I doubt that Hall could get it, at least solo, for small G-protein switches. There was simply too much earlier work by others on Ras before Hall's groundbreaking work on the Rho's. They're really just an instance, not significantly mechanistically different. Really one might go back to the ribosomal GTPases which provided the template for all of that later work.
But in the end I agree that the person whom I'd most like to see get it is Shinya Inoue. I really see his contributions as more radical, significant, and imaginative than those of Tsien or Chalfie, and they deserved the Nobel. Shinya even more so then.
and another one checked off the list, after GFP last year :)
Three generous & kind individuals. I am very happy for them.
the list keeps getting shorter. I guess, next year you have to come up with some new possible recepients?? It's great that they gave it to the ribosome this year, though.

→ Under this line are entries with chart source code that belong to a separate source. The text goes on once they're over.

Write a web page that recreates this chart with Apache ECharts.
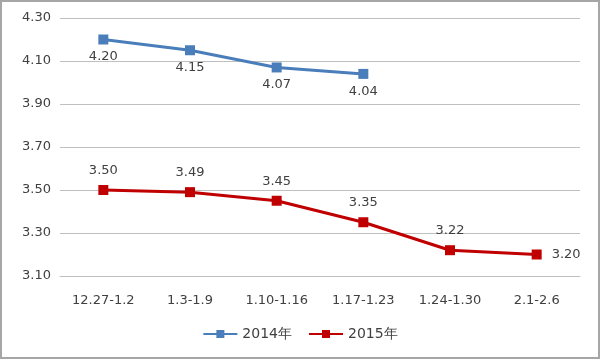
<!DOCTYPE html>
<html><head><meta charset="utf-8">
<script src="https://cdn.jsdelivr.net/npm/echarts@6/dist/echarts.min.js"></script>
<style>html,body{margin:0;padding:0;background:#fff}#c{position:absolute;left:0;top:0;width:596px;height:355px;border:2px solid #a6a6a6}</style>
</head><body><div id="c"></div>
<script>
const categories = ['12.27-1.2','1.3-1.9','1.10-1.16','1.17-1.23','1.24-1.30','2.1-2.6'];
const s2014 = [4.20, 4.15, 4.07, 4.04, null, null];
const s2015 = [3.50, 3.49, 3.45, 3.35, 3.22, 3.20];
const chart = echarts.init(document.getElementById('c'));
const font = 'DejaVu Sans';
const d2015 = s2015.map((v,i)=> i===s2015.length-1 ? {value:v,label:{position:'right',distance:10}} : v);
chart.setOption({
  animation:false,
  grid:{left:58,right:18,top:16,bottom:81},
  legend:{bottom:11,left:'center',itemWidth:34,itemHeight:10,itemGap:16,
    textStyle:{fontFamily:font,fontSize:14,color:'#404040'},
    data:['2014年','2015年']},
  xAxis:{type:'category',data:categories,boundaryGap:true,
    axisLine:{lineStyle:{color:'#bfbfbf'}},axisTick:{show:false},
    axisLabel:{margin:18,fontFamily:font,fontSize:13,color:'#404040'}},
  yAxis:{type:'value',min:3.1,max:4.3,interval:0.2,
    axisLabel:{formatter:v=>v.toFixed(2),margin:9,fontFamily:font,fontSize:13,color:'#404040'},
    splitLine:{lineStyle:{color:'#bfbfbf'}}},
  series:[
    {name:'2014年',type:'line',data:s2014,symbol:'rect',symbolSize:10,
     itemStyle:{color:'#4a7ebb'},lineStyle:{width:3,color:'#4a7ebb'},
     label:{show:true,position:'bottom',distance:6,formatter:p=>p.value.toFixed(2),fontFamily:font,fontSize:13,color:'#404040'}},
    {name:'2015年',type:'line',data:d2015,symbol:'rect',symbolSize:10,
     itemStyle:{color:'#c00000'},lineStyle:{width:3,color:'#c00000'},
     label:{show:true,position:'top',distance:8,formatter:p=>p.value.toFixed(2),fontFamily:font,fontSize:13,color:'#404040'}}
  ]
});
</script></body></html>
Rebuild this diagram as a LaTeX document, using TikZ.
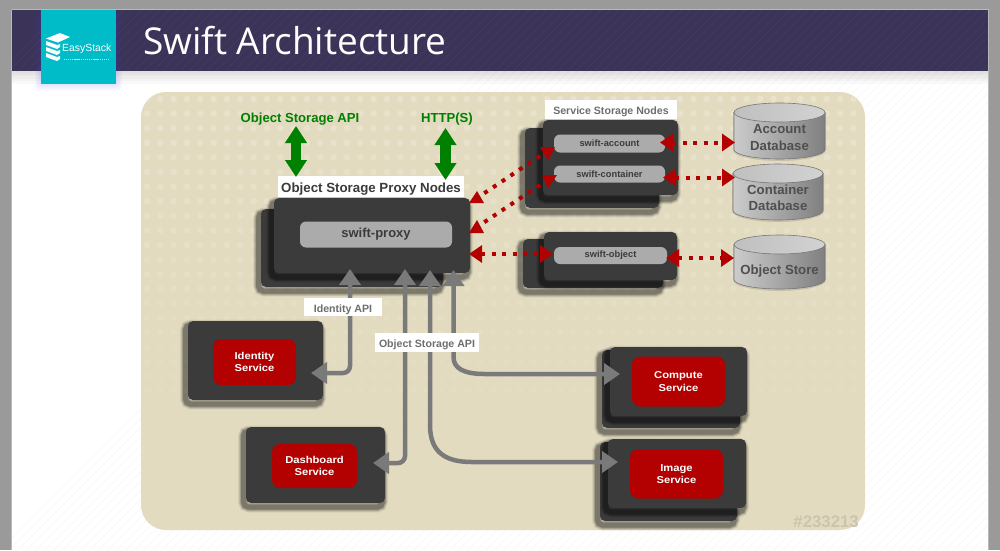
\documentclass[tikz,border=0pt]{standalone}
\usepackage{fontspec}
\setmainfont{Liberation Sans}
\newfontfamily\titlefont{Open Sans}
\newfontfamily\widefont[FakeStretch=1.12]{Liberation Sans}
\usetikzlibrary{arrows.meta}
\definecolor{framegray}{HTML}{9A9A9A}
\definecolor{headbar}{HTML}{3B3358}
\definecolor{logoteal}{HTML}{00BCC8}
\definecolor{tanback}{HTML}{E2DBC0}
\definecolor{tandot}{HTML}{E9E3CE}
\definecolor{boxdark}{HTML}{3B3B3B}
\definecolor{pillgray}{HTML}{ABABAB}
\definecolor{redbox}{HTML}{B30000}
\definecolor{linkgray}{HTML}{7A7A7A}
\definecolor{greenapi}{HTML}{008000}
\definecolor{labeltext}{HTML}{6E6E6E}
\tikzset{
  shadowpart/.style={transform canvas={shift={(-2.5pt,-4pt)}}},
  softshadow/.style={
    preaction={draw=black,draw opacity=.05,line width=11pt,shadowpart},
    preaction={draw=black,draw opacity=.07,line width=9.5pt,shadowpart},
    preaction={draw=black,draw opacity=.10,line width=8pt,shadowpart},
    preaction={draw=black,draw opacity=.14,line width=6.5pt,shadowpart},
    preaction={draw=black,draw opacity=.18,line width=5pt,shadowpart}},
  darkbox/.style={softshadow,fill=boxdark,rounded corners=5pt,inner sep=0pt},
  pill/.style={fill=pillgray,rounded corners=6pt,inner sep=0pt,text=boxdark,font=\bfseries\fontsize{9.3}{11}\selectfont},
  redservice/.style={fill=redbox,rounded corners=8pt,inner sep=0pt,text=white,align=center,font=\widefont\bfseries\fontsize{10}{12.5}\selectfont},
  graytag/.style={fill=white,inner sep=0pt,text=labeltext,text height=10.6pt,text depth=0pt,font=\bfseries\fontsize{10.6}{12}\selectfont},
  greentext/.style={text=greenapi,font=\bfseries\fontsize{13.1}{15}\selectfont},
  dbtext/.style={text=boxdark!90,align=center,font=\bfseries\fontsize{13.2}{16.5}\selectfont},
  graylink/.style={draw=linkgray,line width=4.5pt,{Triangle[length=16pt,width=21pt]}-{Triangle[length=16pt,width=21pt]}},
  greenlink/.style={draw=greenapi,line width=10.5pt,{Triangle[length=17pt,width=21pt]}-{Triangle[length=17pt,width=21pt]}},
  redline/.style={draw=redbox,line width=4pt,dash pattern=on 4pt off 6.5pt},
  redlink/.style={redline,{Triangle[length=13pt,width=17pt]}-{Triangle[length=13pt,width=17pt]}},
  redhead/.style={fill=redbox},
  cylside/.style={left color=gray!40,middle color=gray!70,right color=gray!100,draw=boxdark!70,line width=.6pt},
  cyltop/.style={left color=gray!50,right color=gray!35,draw=boxdark!70,line width=.6pt}
}
\newcommand{\dbcyl}[5]{% left, top, right, bottom, name
  \fill[black,opacity=.12] (#1-1,#2+9) -- (#1-1,#4-9) arc[start angle=180,end angle=0,x radius={(#3-#1)/2+1},y radius=11] -- (#3+1,#2+9) -- cycle;
  \draw[cylside] (#1,#2+9.5) -- (#1,#4-9.5) arc[start angle=180,end angle=0,x radius={(#3-#1)/2},y radius=9.5] -- (#3,#2+9.5) -- cycle;
  \draw[cyltop] ({(#1+#3)/2},#2+9.5) ellipse[x radius={(#3-#1)/2},y radius=9.5];
  \coordinate (#5) at ({(#1+#3)/2},{(#2+#4)/2+5});
}
\begin{document}
\begin{tikzpicture}[x=1pt,y=-1pt]
\useasboundingbox (0,0) rectangle (1000,550);
\fill[framegray] (0,0) rectangle (1000,550);
\fill[white] (12,10) rectangle (988,550);
\draw[gray!55,line width=.8pt] (11.5,9.5) -- (988.5,9.5) (11.5,9.5) -- (11.5,550) (988.5,9.5) -- (988.5,550);
% faint hatching on the slide
\begin{scope}
\clip (12,71) rectangle (988,550);
\foreach \i in {0,9,...,1530} \draw[black!3,line width=.5pt] (\i,550) -- (\i+490,60);
\end{scope}
\foreach \i in {0,...,5} \fill[black,opacity=.025] (12,71) rectangle (988,71+\i*2.5);
\fill[headbar] (12,10) rectangle (988,71);
\begin{scope}
\clip (12,10) rectangle (988,71);
\foreach \i in {0,9,...,1060} \draw[white!5!headbar,line width=.5pt] (\i,71) -- (\i+61,10);
\end{scope}
\node[text=white,anchor=west,inner sep=0pt,font=\titlefont\fontsize{37}{42}\selectfont] (title) at (143,41) {Swift Architecture};

% logo
\foreach \i in {1,...,5} \fill[blue!70,opacity=.03,rounded corners=3pt] (41-\i*1.2,12) rectangle (116+\i*1.2,83+\i*1.5);
\node[fill=logoteal,minimum width=75pt,minimum height=73.5pt,inner sep=0pt] (logo) at (78.5,46.75) {};
\node[text=white,anchor=west,inner sep=0pt,font=\fontsize{10.4}{12}\selectfont] (logotext) at (62,49) {EasyStack};
\fill[white] (46,38.5) -- (60,33) -- (70,37) -- (58,42.5) -- cycle;
\fill[white] (46,41) -- (57,45) -- (60,44) -- (60,47) -- (57,49) -- (46,45) -- cycle;
\fill[white] (46,47) -- (57,51) -- (60,50) -- (60,53) -- (57,55) -- (46,51) -- cycle;
\fill[white] (46,53) -- (57,57) -- (60,56) -- (60,59) -- (57,61) -- (46,57) -- cycle;
\draw[white,opacity=.7,line width=1pt,dash pattern=on 1.2pt off .7pt] (64,59) -- (108,59);

% panel
\fill[tanback,rounded corners=25pt] (141,92) rectangle (865,530);
\begin{scope}
\clip[rounded corners=25pt] (141,92) rectangle (865,530);
\foreach \r in {0,...,26}
  \foreach \c in {0,...,53}
    \fill[tandot,opacity={max(0,1-\r/27)}] (147+\c*13.33,99+\r*14.6) circle[radius=3.3];
\end{scope}
\node[text=black!10!tanback,anchor=east,inner sep=0pt,font=\bfseries\fontsize{16.8}{18}\selectfont] (refnum) at (859,522) {\#233213};

% proxy
\node[darkbox,minimum width=182pt,minimum height=78pt] (proxyback) at (352,248) {};
\node[darkbox,minimum width=196pt,minimum height=75pt] (proxyfront) at (372,235.5) {};
\node[pill,minimum width=152pt,minimum height=26pt,font=\bfseries\fontsize{13}{15}\selectfont] (swiftproxy) at (376,234.5) {swift-proxy};
\node[fill=white,inner sep=0pt,minimum width=186pt,minimum height=21pt,text=boxdark,text height=12.5pt,text depth=0pt,font=\bfseries\fontsize{13.3}{15}\selectfont] (proxylabel) at (371,186) {Object Storage Proxy Nodes};

% storage nodes
\node[darkbox,minimum width=134pt,minimum height=80pt] (acctback) at (592,168) {};
\node[darkbox,minimum width=135pt,minimum height=75pt] (acctfront) at (610.5,157.5) {};
\node[pill,minimum width=111pt,minimum height=18pt] (swiftaccount) at (609.5,143.5) {swift-account};
\node[pill,minimum width=111pt,minimum height=17pt] (swiftcontainer) at (609.5,174) {swift-container};
\node[graytag,minimum width=132pt,minimum height=19pt] (storelabel) at (611,109.5) {Service Storage Nodes};
\node[darkbox,minimum width=140pt,minimum height=49pt] (objback) at (593,263.5) {};
\node[darkbox,minimum width=133pt,minimum height=48pt] (objfront) at (610.5,256) {};
\node[pill,minimum width=113pt,minimum height=17pt] (swiftobject) at (610.5,255.5) {swift-object};

% databases
\dbcyl{734}{103}{825}{159}{acctdb}
\node[dbtext] (acctdbtext) at (779.5,137.5) {Account\\Database};
\dbcyl{733}{164}{823}{220}{contdb}
\node[dbtext] (contdbtext) at (778,198) {Container\\Database};
\dbcyl{734}{235}{825}{289}{objdb}
\node[dbtext] (objdbtext) at (779.5,271.5) {Object Store};

% services
\node[darkbox,minimum width=135pt,minimum height=79pt] (identity) at (255.5,360.5) {};
\node[redservice,minimum width=83pt,minimum height=46pt] (identityred) at (254.5,362) {Identity\\Service};
\node[darkbox,minimum width=139pt,minimum height=76pt] (dashboard) at (315.5,465) {};
\node[redservice,minimum width=85pt,minimum height=44pt] (dashboardred) at (314.5,466) {Dashboard\\Service};
\node[darkbox,minimum width=138pt,minimum height=78pt] (computeback) at (671,389) {};
\node[darkbox,minimum width=137pt,minimum height=69pt] (computefront) at (678.5,381.5) {};
\node[redservice,minimum width=93pt,minimum height=50pt] (computered) at (678.5,381.5) {Compute\\Service};
\node[darkbox,minimum width=137pt,minimum height=79pt] (imageback) at (668.5,481.5) {};
\node[darkbox,minimum width=138pt,minimum height=69pt] (imagefront) at (677,473.5) {};
\node[redservice,minimum width=93pt,minimum height=49pt] (imagered) at (676.5,474) {Image\\Service};

% gray links
\coordinate (idtop) at (350,269);
\coordinate (idend) at (311,373);
\coordinate (dashtop) at (405,269);
\coordinate (dashend) at (373,463);
\coordinate (imgtop) at (430,270);
\coordinate (imgend) at (618,462);
\coordinate (comptop) at (453.5,270);
\coordinate (compend) at (620,374);
\draw[graylink,rounded corners=7pt] (idtop) |- (idend);
\draw[graylink,rounded corners=7pt] (dashtop) |- (dashend);
\draw[graylink] (imgtop) -- (430,425) .. controls (430,452) and (445,462) .. (472,462) -- (imgend);
\draw[graylink] (comptop) -- (453.5,357) .. controls (453.5,368) and (463,374) .. (485,374) -- (compend);
\node[graytag,minimum width=78pt,minimum height=18pt] (idlabel) at (343,307) {Identity API};
\node[graytag,minimum width=104pt,minimum height=19pt] (objlabel) at (427,342.5) {Object Storage API};

% green links
\node[greentext] (apilabel) at (300,119.5) {Object Storage API};
\node[greentext] (httplabel) at (447,119.5) {HTTP(S)};
\coordinate (apitop) at (296,126);
\coordinate (apibot) at (296,177);
\coordinate (httptop) at (445.5,128);
\coordinate (httpbot) at (445.5,180);
\draw[greenlink] (apitop) -- (apibot);
\draw[greenlink] (httptop) -- (httpbot);

% red links
\coordinate (acctl) at (660,142.5);
\coordinate (acctr) at (735,142.5);
\coordinate (contl) at (663,177.5);
\coordinate (contr) at (735,177.5);
\coordinate (objl) at (666,258);
\coordinate (objr) at (734,258);
\coordinate (proxyr) at (469,254);
\coordinate (objin) at (553,254);
\draw[redlink] (acctl) -- (acctr);
\draw[redlink] (contl) -- (contr);
\draw[redlink] (objl) -- (objr);
\draw[redlink] (proxyr) -- (objin);
\coordinate (acctfrom) at (540,156);
\coordinate (acctto) at (477,198);
\coordinate (contfrom) at (540,185);
\coordinate (contto) at (477,227);
\draw[redline] (acctfrom) -- (acctto);
\draw[redline] (contfrom) -- (contto);
\fill[redhead] (540,147) -- (555,147) -- (548,160) -- cycle;
\fill[redhead] (542,175) -- (557,175) -- (548,188) -- cycle;
\fill[redhead] (469,203) -- (477,191) -- (484,203) -- cycle;
\fill[redhead] (469,233) -- (477,220) -- (484,233) -- cycle;
\end{tikzpicture}
\end{document}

doubt that Hall could get it, at least solo, for small G-protein switches.
Why is Keith Yamamoto overlooked when their are discussions of steroid receptor nobels.
here is a quote from an abstract of a paper in 1972!! (evans and chambon wouldnt touch them until years later)
"These results are interpreted in terms of a model for action of estrogen in which the hormone potentiates binding of receptor to DNA, and in turn, the DNA-binding process triggers the cell response."
Proc Natl Acad Sci U S A. 1972 Aug;69(8):2105-9.